NPDC receivables represent the outstanding cash calls due to Seplat from its JV partner, Nigerian Petroleum Development Company. The Group applies the IFRS 9 general model for measuring expected credit losses (ECL). This requires a three-stage approach in recognising the expected loss allowance for NPDC receivables.

The ECL recognised for the period is a probability-weighted estimate of credit losses discounted at the effective interest rate of the financial asset. Credit losses are measured as the present value of all cash shortfalls (i.e. the difference between the cash flows due to the Group in accordance with the contract and the cash flows that the Group expects to receive).

The ECL was calculated based on actual credit loss experience from 2014, which is the date the Group initially became a party

 to the contract. The following analysis provides further detail about the calculation of ECLs related to these assets. The Group

 considers the model and the assumptions used in calculating these ECLs as key sources of estimation uncertainty.

                                                                                                                          1 January 2018

  Stage 1  Stage 2  Stage 3  Total 
  12-month ECL  Lifetime ECL  Lifetime ECL   
  $'000  $'000  $'000  $'000 
Gross EAD*  37,179  75,485  112,664 
Loss allowance as at 1 January 2018  (105)  (5,448)  (5,553) 
Net EAD  37,074  70,037  107,111 

* Exposure at default

                                                                                                                                 30 September 2018

  Stage 1  Stage 2  Stage 3  Total 
  12-month ECL  Lifetime ECL  Lifetime ECL   
  $'000  $'000  $'000  $'000 
Gross EAD*  48,439  48,439 
Loss allowance as at 30 September 2018  (3,840)  (3,840) 
Net EAD  44,599  44,599 

The Group considers both quantitative and qualitative indicators in classifying its receivables into the relevant stages for impairment calculation.

*Stage 1 includes receivables that are less than 30 days past due (Performing).

*Stage 2 includes receivables that have been assessed to have experienced a significant increase in credit risk using the days past due criteria (i.e the outstanding receivables amounts are more than 30 days past due but less than 90 days past due) and other qualitative indicators such as the increase in political risk concerns or other micro-economic factors and the risk of legal action, sanction or other regulatory penalties that may impair future financial performance.

*Stage 3 receivables are receivables that have been assessed as being in default (i.e receivables that are more than 90 days past due) or there is a clear indication that the imposition of financial or legal penalties and/or sanctions will make the full recovery of indebtedness highly improbable

The reconciliation of loss allowances for Nigerian Petroleum Development Company (NPDC) receivables as at 31 December 2017

and 30 September 2018 is as follows:

  $'000 
Loss allowance as at 31 December 2017 - calculated under IAS 39 
Amounts adjusted through opening retained earnings  5,553 
Loss allowance as at 1 January 2018 - calculated under IFRS 9  5,553 
Reversal of impairment loss on NPDC receivables  (1,713) 
Loss allowance as at 30 September 2018 - Under IFRS 9  3,840 

Probability of default (PD)

The credit rating of Federal Government bonds was used to reflect the assessment of the probability of default on these receivables.

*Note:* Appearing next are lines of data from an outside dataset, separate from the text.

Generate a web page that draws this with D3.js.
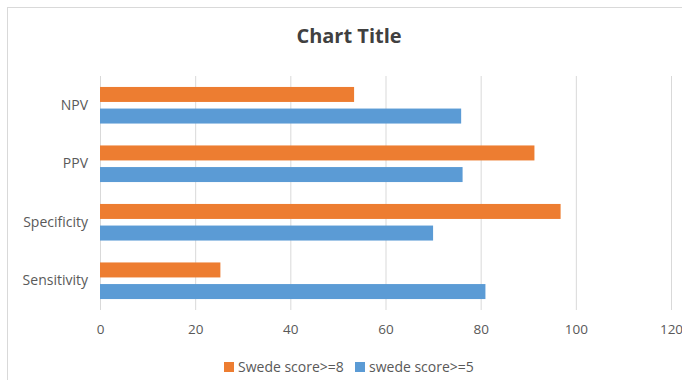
<!DOCTYPE html>
<html><head><meta charset="utf-8">
<script src="https://cdn.jsdelivr.net/npm/d3@7"></script>
<style>body{margin:0;background:#fff;}svg{display:block;font-family:"Open Sans",sans-serif;}</style>
</head><body>
<svg id="c" width="682" height="380"></svg>
<script>
const categories = ["NPV", "PPV", "Specificity", "Sensitivity"];
const seriesNames = ["Swede score>=8", "swede score>=5"];
const swede8 = [53.4, 91.3, 96.8, 25.3];
const swede5 = [75.9, 76.2, 70.0, 81.0];
const xTicks = [0, 20, 40, 60, 80, 100, 120];
const colors = ["#ED7D31", "#5B9BD5"];

(function () {
const svg = d3.select("#c");
svg.append("rect").attr("x", 7.5).attr("y", 7.5).attr("width", 700).attr("height", 400)
  .attr("fill", "#fff").attr("stroke", "#d9d9d9").attr("stroke-width", 1);

const pLeft = 100, pRight = 671, pTop = 76, pBottom = 310;
const x = d3.scaleLinear().domain([0, 120]).range([pLeft, pRight]);
const y = d3.scaleBand().domain(categories).range([pTop, pBottom]).padding(0);
const y1 = d3.scaleBand().domain(seriesNames).range([0, y.bandwidth()]).paddingInner(0.306).paddingOuter(0.507);

// gridlines
svg.append("g").selectAll("line").data(xTicks).join("line")
  .attr("x1", d => x(d) + 0.5).attr("x2", d => x(d) + 0.5)
  .attr("y1", pTop).attr("y2", pBottom)
  .attr("stroke", "#d9d9d9").attr("stroke-width", 1);

// axis labels
const xAxis = d3.axisBottom(x).tickValues(xTicks).tickSize(0).tickPadding(14);
const gx = svg.append("g").attr("transform", `translate(0,${pBottom})`).call(xAxis);
gx.select(".domain").remove();
gx.selectAll("text").attr("fill", "#595959").style("font-size", "13.5px").style("font-family", "'Open Sans',sans-serif");

const yAxis = d3.axisLeft(y).tickSize(0).tickPadding(12);
const gy = svg.append("g").attr("transform", `translate(${pLeft},0)`).call(yAxis);
gy.select(".domain").remove();
gy.selectAll("text").attr("fill", "#595959").style("font-size", "14px").style("font-family", "'Open Sans',sans-serif");

const series = [swede8, swede5];
series.forEach((vals, si) => {
  svg.append("g").selectAll("rect").data(vals).join("rect")
    .attr("x", x(0))
    .attr("y", (d, i) => y(categories[i]) + y1(seriesNames[si]))
    .attr("width", d => x(d) - x(0))
    .attr("height", y1.bandwidth())
    .attr("fill", colors[si]);
});

// title
svg.append("text").attr("x", 349).attr("y", 43).attr("text-anchor", "middle")
  .attr("fill", "#404040").style("font-size", "20px").style("font-weight", "bold")
  .text("Chart Title");

// legend
const legendItems = [{name: seriesNames[0], x: 224}, {name: seriesNames[1], x: 355}];
const lg = svg.append("g");
legendItems.forEach((it, i) => {
  lg.append("rect").attr("x", it.x).attr("y", 362).attr("width", 10).attr("height", 10).attr("fill", colors[i]);
  lg.append("text").attr("x", it.x + 14).attr("y", 372).attr("fill", "#595959")
    .style("font-size", "14px").text(it.name);
});
})();
</script>
</body></html>
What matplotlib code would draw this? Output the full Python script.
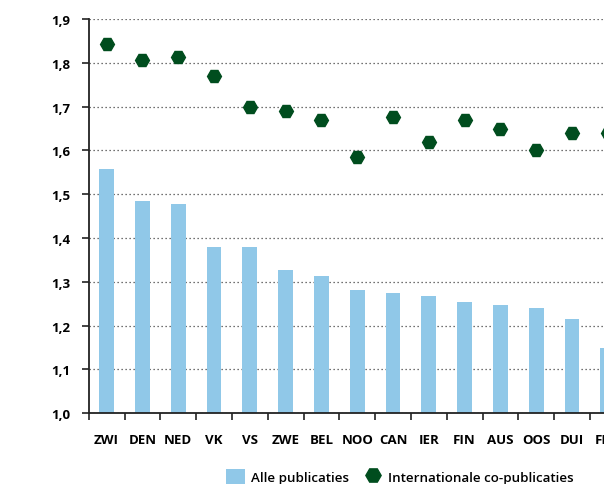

This was supplemented with external data from credit bureau scoring information from Standard & Poor's (S&P) to arrive at a 12-month PD of 3.9%. Lifetime PD (stage 2) was assumed to be the 12-month PD as the maximum contractual period over which the Group is exposed to credit risk is less than 12 months. The PD for Stage 3 receivables was 100% as these amounts were deemed to be in default using the days past due criteria. (See note 3.3.3 (d) for definition of default).

Loss given default (LGD)

The 12-month LGD was determined based on management's estimate of expected cash recoveries after considering historical recovery pattern of these receivables. The 12-month LGD assumptions are a reasonable proxy for lifetime LGD.

Exposure at default (EAD)

This is the amount that best represents the maximum exposure to credit risk at the end of the reporting period without taking account of any collateral.

Macroeconomic indicators

The real historical gross domestic product (GDP) growth rate in Nigeria and crude oil price were identified as the key economic variables impacting the credit risk on these receivables. Historical data on these variables for the last ten years were used to determine the three economic scenarios (base, optimistic and downturn) and their scenario weightings.

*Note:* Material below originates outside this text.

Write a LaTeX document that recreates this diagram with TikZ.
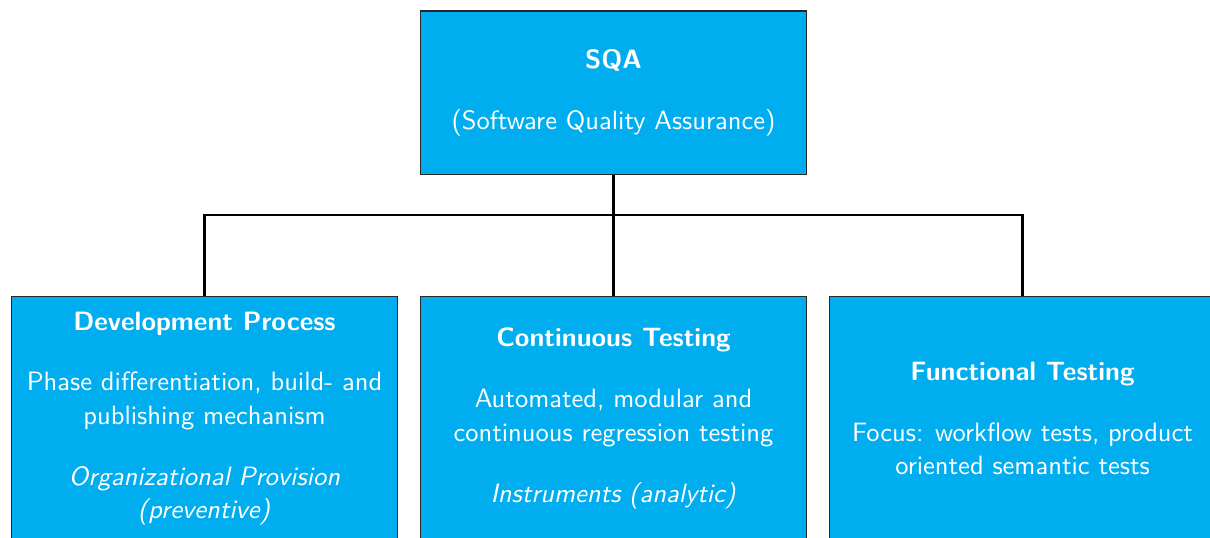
\documentclass[tikz,border=0pt]{standalone}
\usepackage{tikz}
\definecolor{boxblue}{RGB}{0,174,239}
\definecolor{boxline}{RGB}{40,40,40}
\begin{document}
\begin{tikzpicture}[x=0.3846pt,y=-0.3846pt,
  qbox/.style={rectangle, draw=boxline, line width=0.4pt, fill=boxblue, text=white,
    font=\sffamily\fontsize{10.2}{12.9}\selectfont, align=center, inner sep=0pt, minimum width=148.8pt},
  conn/.style={draw=black, line width=0.8pt}]
\clip (0,0) rectangle (1210,537);
\useasboundingbox (0,0) rectangle (1210,537);
\node[qbox, minimum height=62.7pt] (top) at (613.5,92.5)
  {\textbf{SQA}\\[10.5pt](Software Quality Assurance)};
\node[qbox, minimum height=93.5pt] (left) at (204.5,418.5)
  {\textbf{Development Process}\\[10.5pt]Phase differentiation, build- and\\publishing mechanism\\[10.5pt]\textit{Organizational Provision}\\\textit{(preventive)}};
\node[qbox, minimum height=93.5pt] (mid) at (613.5,418.5)
  {\textbf{Continuous Testing}\\[10.5pt]Automated, modular and\\continuous regression testing\\[10.5pt]\textit{Instruments (analytic)}};
\node[qbox, minimum height=93.5pt] (right) at (1022.5,418.5)
  {\textbf{Functional Testing}\\[10.5pt]Focus: workflow tests, product\\oriented semantic tests};
\coordinate (j) at (613.5,215);
\draw[conn] (top.south) -- (j);
\draw[conn] (j) -- (mid.north);
\draw[conn] (left.north) |- (j) -| (right.north);
\end{tikzpicture}
\end{document}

The probability weight attached to each of the scenarios was determined using the GDP growth rates. The historical GDP growth rates were evaluated at 75% confidence interval. Based on this confidence interval, 75% of historical GDP growth rate observation falls within the acceptable bounds, 8% of the observation relates to period of boom while 17% of the observation relate to periods of recession/downturn.

b)  National Petroleum Investment Management Services (NAPIMS) receivables

NAPIMS receivables represent the outstanding cash calls due to Seplat from its JV partner, National Petroleum Investment Management Services. The Group applies the IFRS 9 general model for measuring expected credit losses (ECL) which uses a three-stage approach in recognising the expected loss allowance for NAPIMS receivables.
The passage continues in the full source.